Es gibt sicherlich 100 Möglichkeiten aber ich glaube das "Pen Tool" ist dafür ganz in Ordnung.
Achso , das Bild ist hässlich


----------



## tannez (30. November 2002)

danke für den tipp :hehe:


----------



## tannez (30. November 2002)

kannst du mir noch eine der "100techniken" verraten?


----------



## Valorite (30. November 2002)

Du könntest auch einen Kreis ohne Füllung zeichnen , und die überflüssigen Teile wegradieren .
Dann gibt es noch das Programm namens "Freehand" , damit hab ich selber noch net gearbeitet und bin mir nicht sicher .

Aber ich denke hier sollten dir evtl. erfahrenere Designer als ich es bin weiterhelfen .
Ich mache solche Dinge immer folgendermaßen :

1.Ich erstelle ein Bild in der gleichen Größe wie das Bild , indem   ich die Linien haben will .

2.Ich zeichne die (graden) Linien und speichere sie dann als ".jpg" datei ab .

3.Ich öffne sie in PS , ziehe das Bild per drag 'n drop in das andere .
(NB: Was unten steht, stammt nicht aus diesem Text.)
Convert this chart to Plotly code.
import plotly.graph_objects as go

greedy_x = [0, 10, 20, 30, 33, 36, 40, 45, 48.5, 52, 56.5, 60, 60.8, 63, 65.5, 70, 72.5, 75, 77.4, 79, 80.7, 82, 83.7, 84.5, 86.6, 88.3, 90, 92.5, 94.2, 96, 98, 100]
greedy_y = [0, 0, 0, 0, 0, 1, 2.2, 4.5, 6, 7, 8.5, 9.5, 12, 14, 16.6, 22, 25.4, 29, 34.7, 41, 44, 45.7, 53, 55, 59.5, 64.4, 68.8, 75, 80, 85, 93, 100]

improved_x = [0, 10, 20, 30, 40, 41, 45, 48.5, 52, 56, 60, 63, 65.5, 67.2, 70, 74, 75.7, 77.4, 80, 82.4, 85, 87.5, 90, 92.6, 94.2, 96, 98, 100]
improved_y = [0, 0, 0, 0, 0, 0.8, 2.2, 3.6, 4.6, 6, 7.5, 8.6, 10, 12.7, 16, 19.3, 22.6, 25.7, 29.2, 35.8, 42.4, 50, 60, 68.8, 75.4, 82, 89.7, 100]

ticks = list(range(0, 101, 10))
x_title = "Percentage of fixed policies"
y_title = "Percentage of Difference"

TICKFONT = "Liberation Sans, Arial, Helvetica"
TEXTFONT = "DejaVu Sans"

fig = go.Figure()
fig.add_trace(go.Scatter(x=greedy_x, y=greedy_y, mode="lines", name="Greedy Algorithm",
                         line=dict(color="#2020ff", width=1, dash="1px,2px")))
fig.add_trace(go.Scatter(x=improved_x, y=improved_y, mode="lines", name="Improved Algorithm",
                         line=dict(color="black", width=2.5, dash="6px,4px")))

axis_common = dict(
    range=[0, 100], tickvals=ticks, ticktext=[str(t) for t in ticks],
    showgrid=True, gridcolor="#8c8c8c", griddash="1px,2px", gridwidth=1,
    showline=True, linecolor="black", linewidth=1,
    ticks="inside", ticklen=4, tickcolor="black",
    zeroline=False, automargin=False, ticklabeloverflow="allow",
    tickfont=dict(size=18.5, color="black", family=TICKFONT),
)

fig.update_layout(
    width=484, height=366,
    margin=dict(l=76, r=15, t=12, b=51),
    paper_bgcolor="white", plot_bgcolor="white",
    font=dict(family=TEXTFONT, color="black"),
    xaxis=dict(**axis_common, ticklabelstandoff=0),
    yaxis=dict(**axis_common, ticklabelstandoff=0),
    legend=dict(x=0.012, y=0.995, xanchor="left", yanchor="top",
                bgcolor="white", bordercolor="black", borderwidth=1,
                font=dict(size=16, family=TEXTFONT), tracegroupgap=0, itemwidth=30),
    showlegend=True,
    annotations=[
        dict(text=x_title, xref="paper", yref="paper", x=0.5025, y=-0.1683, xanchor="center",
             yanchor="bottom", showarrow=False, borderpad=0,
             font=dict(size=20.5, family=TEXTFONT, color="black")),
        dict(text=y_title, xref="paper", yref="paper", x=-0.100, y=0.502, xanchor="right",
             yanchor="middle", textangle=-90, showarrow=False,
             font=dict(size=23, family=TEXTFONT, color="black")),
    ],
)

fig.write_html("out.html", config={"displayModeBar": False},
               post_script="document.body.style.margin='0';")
4.Dann mache ich einen Rechtsklick auf den Layer , bei mir dann "Blending options" , hab die englische Fassung .

5.Zu guter letzt stelle ich "Opacy" auf "50"

Sorry ich bin selber noch nich so lange dabei .


----------



## Valorite (30. November 2002)

Also ich habe es mit der ersteren Methode probiert und es klappt eigentlich ganz gut . Ein bissl Geduld solltest du du ohnehin als Grafiker haben :smoke: .

Viel Spass wünsch ich dir noch!

Das Tool sieht übrigens so aus :


----------



## tannez (30. November 2002)

DANKE  

weitere tipps sind immer gern gesehen =)


----------



## Valorite (30. November 2002)

Hier mal ein pic von mir mit den Linien , wenn du das Bild größer willst , schreib mir einfach ne mail 


*edit* ich hab noch VIEL mehr von den Bildern mit Linien


----------



## ephiance (1. Dezember 2002)

> _Original geschrieben von Valorite _
> *
> Achso , das Bild ist hässlich  *



hihi......


----------